We find that the evidence was sufficient to support Ezinwa's
conviction.
Onweazu Okwechime
Okwechime was convicted on two counts of aiding and abetting
the filing of false tax returns in violation of 18 U.S.C. § 287 and
one count of conspiracy to defraud in violation of 18 U.S.C. § 286.
Two witnesses provided sufficient evidence to convict Okwechime:
Clement and a recruited filer named Bibian Nzurum.
6
Ms. Nzurum's testimony clearly establishes that Okwechime
aided and abetted in the filing of her false return. There was
also sufficient evidence for the jury to find that Okwechime was
involved in the filing of a false return in the name of Michael
Okwechime. Thus, there is sufficient evidence for the jury to
conclude that Okwechime had committed two counts of aiding and
abetting.
With regard to the conspiracy conviction, a careful review of
Ms. Nzurum's testimony reveals that Okwechime did not exactly
follow the typical pattern of activity used by the conspiracy in
his dealings with her.
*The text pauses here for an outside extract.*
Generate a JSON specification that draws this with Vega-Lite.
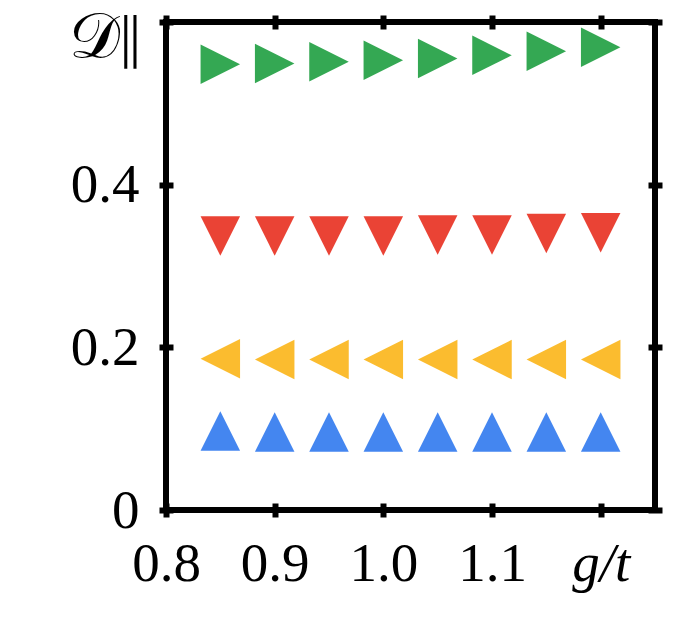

For example, he told her he would take only
one third of the refund as his fee; the other conspirators usually
took all but $200 of the filers' refunds. Nor did Okwechime
accompany Nzurum to the bank to cash her check, which was the
normal modus operandi of the conspiracy. Also, Nzurum denied ever
going to Tax Sense and claimed never to have heard of it. However,
the return Okwechime produced for Nzurum reflected the predictable
fuel tax credit, totally in keeping with the practice of the
conspiracy. In truth, Ms. Nzurum was not engaged in the
transportation business and had not purchased the fuel reflected on
the return. She testified that Okwechime filled out the return and
that she had given him only her name, social security number, and
W-2 form. Moreover, Clement testified that Okwechime was
"involved" with the conspiracy and brought documents to Tax Sense.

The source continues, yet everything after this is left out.